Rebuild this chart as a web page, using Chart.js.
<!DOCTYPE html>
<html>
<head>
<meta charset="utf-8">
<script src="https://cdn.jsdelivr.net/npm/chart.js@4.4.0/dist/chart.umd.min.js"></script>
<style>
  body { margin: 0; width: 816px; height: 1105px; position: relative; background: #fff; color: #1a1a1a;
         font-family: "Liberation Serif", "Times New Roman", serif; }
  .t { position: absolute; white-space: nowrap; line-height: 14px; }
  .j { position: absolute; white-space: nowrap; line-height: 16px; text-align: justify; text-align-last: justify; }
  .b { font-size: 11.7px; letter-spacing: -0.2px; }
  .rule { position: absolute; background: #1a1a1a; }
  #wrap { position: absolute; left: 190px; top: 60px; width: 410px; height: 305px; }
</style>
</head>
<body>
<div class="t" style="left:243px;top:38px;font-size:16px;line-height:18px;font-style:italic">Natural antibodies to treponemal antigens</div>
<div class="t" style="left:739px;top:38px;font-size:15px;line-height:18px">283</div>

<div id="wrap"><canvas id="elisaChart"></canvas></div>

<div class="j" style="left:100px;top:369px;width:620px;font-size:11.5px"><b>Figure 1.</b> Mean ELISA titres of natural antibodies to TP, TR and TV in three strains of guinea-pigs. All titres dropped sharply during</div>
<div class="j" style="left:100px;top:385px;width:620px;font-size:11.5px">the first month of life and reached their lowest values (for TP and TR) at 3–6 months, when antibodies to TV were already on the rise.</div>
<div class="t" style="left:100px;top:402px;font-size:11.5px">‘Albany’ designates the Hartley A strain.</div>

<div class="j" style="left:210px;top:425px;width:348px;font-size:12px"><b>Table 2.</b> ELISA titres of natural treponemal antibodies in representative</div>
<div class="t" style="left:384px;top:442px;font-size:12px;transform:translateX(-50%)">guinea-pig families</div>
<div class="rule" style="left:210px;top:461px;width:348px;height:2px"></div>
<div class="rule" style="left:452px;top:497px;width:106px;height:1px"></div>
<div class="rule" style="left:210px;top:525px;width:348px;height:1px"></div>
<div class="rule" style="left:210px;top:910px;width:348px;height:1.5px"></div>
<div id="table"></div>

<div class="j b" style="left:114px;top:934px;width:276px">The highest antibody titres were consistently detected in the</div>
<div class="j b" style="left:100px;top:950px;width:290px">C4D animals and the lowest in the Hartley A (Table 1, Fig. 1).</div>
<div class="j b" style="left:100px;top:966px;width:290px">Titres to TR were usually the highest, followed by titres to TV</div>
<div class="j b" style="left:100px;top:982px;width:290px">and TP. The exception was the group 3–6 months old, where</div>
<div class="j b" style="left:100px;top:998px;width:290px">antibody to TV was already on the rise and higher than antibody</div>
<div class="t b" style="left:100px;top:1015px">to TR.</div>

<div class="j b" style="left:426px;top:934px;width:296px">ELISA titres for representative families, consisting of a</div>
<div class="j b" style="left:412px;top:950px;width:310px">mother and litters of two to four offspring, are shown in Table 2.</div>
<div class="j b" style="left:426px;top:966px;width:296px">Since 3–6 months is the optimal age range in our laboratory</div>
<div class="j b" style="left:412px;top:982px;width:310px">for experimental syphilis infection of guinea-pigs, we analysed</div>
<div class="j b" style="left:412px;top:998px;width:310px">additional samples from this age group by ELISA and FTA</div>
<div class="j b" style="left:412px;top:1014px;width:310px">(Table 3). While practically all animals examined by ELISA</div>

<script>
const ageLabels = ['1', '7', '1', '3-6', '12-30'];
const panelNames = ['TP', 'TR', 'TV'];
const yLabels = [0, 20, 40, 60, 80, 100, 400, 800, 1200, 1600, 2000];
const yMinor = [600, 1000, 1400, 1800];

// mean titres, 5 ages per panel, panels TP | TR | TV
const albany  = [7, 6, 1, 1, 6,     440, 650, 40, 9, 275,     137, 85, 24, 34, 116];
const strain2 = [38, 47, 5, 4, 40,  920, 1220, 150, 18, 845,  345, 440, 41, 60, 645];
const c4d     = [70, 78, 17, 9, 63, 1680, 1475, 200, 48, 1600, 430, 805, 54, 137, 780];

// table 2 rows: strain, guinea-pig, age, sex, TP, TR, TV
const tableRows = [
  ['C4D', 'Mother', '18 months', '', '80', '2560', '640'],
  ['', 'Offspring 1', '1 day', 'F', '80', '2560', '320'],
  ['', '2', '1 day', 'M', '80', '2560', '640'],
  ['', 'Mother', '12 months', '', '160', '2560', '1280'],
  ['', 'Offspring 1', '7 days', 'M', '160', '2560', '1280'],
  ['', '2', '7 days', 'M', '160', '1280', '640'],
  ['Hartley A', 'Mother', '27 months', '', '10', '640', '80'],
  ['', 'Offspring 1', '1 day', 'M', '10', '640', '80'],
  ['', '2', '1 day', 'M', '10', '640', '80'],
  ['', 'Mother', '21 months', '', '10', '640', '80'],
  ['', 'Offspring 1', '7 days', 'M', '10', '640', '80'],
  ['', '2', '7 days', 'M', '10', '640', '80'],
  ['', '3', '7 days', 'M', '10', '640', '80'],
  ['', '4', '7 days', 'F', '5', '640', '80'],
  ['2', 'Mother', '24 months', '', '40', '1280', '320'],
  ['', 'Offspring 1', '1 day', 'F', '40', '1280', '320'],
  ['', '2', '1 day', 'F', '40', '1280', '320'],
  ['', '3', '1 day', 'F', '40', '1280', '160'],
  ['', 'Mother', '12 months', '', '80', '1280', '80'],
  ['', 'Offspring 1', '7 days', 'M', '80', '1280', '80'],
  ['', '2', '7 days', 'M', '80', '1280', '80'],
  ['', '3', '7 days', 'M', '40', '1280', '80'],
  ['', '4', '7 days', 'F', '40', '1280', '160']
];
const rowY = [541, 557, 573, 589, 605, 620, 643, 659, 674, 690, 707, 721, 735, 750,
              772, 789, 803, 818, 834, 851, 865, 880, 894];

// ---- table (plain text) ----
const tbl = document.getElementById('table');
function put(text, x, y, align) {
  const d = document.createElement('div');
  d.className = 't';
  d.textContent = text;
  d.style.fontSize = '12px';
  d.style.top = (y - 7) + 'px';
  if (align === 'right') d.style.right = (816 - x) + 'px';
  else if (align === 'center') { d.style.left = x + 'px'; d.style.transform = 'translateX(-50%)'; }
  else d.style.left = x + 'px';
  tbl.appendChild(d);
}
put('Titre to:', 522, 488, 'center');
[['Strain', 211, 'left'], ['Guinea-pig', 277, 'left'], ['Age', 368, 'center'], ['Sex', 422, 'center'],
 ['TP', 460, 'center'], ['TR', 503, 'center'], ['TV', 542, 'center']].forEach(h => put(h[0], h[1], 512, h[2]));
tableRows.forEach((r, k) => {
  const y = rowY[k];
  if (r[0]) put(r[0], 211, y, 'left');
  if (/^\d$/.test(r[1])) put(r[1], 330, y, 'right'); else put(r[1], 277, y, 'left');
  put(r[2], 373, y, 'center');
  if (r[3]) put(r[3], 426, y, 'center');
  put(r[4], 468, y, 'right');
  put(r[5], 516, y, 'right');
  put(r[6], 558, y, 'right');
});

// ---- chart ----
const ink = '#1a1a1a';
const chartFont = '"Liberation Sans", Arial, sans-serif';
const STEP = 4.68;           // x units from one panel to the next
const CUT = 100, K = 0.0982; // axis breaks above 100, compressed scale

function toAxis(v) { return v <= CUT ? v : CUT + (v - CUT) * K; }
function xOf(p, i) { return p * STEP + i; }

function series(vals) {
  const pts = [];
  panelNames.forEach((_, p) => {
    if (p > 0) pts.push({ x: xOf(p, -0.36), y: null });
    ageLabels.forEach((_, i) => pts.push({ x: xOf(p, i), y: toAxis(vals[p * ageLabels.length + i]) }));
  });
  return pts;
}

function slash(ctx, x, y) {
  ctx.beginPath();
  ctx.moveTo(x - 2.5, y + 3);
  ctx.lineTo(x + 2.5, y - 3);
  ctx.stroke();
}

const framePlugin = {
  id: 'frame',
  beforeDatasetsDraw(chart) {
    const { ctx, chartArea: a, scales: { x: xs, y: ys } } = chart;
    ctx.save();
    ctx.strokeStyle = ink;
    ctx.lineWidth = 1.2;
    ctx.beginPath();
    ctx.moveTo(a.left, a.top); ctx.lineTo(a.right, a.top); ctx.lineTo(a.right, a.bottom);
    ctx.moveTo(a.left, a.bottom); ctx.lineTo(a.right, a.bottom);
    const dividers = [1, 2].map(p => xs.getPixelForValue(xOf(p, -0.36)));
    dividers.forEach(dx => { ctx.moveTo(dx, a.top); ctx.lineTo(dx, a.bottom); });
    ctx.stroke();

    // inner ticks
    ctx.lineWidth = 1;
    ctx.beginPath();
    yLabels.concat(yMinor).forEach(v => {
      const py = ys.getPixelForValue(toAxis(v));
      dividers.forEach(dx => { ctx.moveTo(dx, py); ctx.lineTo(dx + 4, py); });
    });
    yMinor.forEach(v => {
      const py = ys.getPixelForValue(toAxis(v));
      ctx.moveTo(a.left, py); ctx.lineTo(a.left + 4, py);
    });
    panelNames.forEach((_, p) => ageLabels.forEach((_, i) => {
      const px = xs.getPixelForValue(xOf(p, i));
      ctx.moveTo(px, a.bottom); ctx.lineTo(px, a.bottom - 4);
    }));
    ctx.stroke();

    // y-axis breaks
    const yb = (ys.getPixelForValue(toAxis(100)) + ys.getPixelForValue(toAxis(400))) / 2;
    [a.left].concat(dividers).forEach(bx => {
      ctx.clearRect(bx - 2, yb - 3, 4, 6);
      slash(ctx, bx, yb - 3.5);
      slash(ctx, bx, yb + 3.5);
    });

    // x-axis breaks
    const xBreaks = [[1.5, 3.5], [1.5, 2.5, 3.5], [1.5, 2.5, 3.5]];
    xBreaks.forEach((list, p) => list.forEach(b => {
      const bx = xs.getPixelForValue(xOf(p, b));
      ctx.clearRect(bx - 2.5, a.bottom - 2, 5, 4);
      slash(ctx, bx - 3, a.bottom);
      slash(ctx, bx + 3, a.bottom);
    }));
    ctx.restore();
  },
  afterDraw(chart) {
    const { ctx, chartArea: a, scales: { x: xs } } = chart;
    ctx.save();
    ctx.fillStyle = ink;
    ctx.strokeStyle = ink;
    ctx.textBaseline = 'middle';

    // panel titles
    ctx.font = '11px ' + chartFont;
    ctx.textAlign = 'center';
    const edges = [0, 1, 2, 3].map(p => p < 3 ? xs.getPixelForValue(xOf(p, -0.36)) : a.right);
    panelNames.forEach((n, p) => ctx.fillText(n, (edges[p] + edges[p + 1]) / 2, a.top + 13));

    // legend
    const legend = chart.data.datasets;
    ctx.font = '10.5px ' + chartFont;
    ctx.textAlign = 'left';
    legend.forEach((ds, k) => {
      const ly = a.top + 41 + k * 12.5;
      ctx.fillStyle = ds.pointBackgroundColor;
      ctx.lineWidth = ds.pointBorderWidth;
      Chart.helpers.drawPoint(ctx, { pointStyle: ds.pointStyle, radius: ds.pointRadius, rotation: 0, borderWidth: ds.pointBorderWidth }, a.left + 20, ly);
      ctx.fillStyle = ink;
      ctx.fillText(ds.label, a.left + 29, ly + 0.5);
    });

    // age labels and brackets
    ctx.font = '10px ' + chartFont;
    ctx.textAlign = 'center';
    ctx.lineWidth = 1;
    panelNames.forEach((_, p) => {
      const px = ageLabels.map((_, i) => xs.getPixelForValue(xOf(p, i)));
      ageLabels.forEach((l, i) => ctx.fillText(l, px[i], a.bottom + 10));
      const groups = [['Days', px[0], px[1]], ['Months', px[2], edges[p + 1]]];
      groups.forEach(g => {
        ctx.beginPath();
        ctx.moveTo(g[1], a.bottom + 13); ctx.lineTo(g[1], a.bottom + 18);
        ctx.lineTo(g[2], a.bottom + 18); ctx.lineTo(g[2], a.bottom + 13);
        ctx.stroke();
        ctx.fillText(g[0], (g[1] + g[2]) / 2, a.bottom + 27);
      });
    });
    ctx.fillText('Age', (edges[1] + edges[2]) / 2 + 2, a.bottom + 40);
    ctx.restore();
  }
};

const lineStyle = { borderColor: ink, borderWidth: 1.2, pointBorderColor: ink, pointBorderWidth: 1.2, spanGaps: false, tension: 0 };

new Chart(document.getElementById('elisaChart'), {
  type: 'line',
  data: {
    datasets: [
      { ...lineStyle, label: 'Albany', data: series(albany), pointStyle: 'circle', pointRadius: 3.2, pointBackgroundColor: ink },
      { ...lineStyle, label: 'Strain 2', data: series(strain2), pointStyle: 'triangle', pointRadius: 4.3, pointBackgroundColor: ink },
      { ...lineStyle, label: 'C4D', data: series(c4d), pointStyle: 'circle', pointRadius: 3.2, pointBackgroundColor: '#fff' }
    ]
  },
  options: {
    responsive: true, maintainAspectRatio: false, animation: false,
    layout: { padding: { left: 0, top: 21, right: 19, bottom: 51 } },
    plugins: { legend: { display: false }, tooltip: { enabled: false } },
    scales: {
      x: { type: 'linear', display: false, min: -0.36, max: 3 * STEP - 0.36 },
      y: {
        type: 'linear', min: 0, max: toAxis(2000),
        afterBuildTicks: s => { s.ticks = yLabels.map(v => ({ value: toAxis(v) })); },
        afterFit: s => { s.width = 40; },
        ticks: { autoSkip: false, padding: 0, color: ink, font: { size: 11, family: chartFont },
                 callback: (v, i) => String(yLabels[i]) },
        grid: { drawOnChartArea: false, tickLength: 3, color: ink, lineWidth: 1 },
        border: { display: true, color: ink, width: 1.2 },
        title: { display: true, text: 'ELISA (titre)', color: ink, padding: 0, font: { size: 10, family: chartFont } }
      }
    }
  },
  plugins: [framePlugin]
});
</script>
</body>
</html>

(Your instructions):
Set down verbatim only the lines between the start of the data above and the line with "Hartley A strain.</div>", both boundaries included.

(Output of the task):
Rebuild this chart as a web page, using Chart.js.
<!DOCTYPE html>
<html>
<head>
<meta charset="utf-8">
<script src="https://cdn.jsdelivr.net/npm/chart.js@4.4.0/dist/chart.umd.min.js"></script>
<style>
  body { margin: 0; width: 816px; height: 1105px; position: relative; background: #fff; color: #1a1a1a;
         font-family: "Liberation Serif", "Times New Roman", serif; }
  .t { position: absolute; white-space: nowrap; line-height: 14px; }
  .j { position: absolute; white-space: nowrap; line-height: 16px; text-align: justify; text-align-last: justify; }
  .b { font-size: 11.7px; letter-spacing: -0.2px; }
  .rule { position: absolute; background: #1a1a1a; }
  #wrap { position: absolute; left: 190px; top: 60px; width: 410px; height: 305px; }
</style>
</head>
<body>
<div class="t" style="left:243px;top:38px;font-size:16px;line-height:18px;font-style:italic">Natural antibodies to treponemal antigens</div>
<div class="t" style="left:739px;top:38px;font-size:15px;line-height:18px">283</div>

<div id="wrap"><canvas id="elisaChart"></canvas></div>

<div class="j" style="left:100px;top:369px;width:620px;font-size:11.5px"><b>Figure 1.</b> Mean ELISA titres of natural antibodies to TP, TR and TV in three strains of guinea-pigs. All titres dropped sharply during</div>
<div class="j" style="left:100px;top:385px;width:620px;font-size:11.5px">the first month of life and reached their lowest values (for TP and TR) at 3–6 months, when antibodies to TV were already on the rise.</div>
<div class="t" style="left:100px;top:402px;font-size:11.5px">‘Albany’ designates the Hartley A strain.</div>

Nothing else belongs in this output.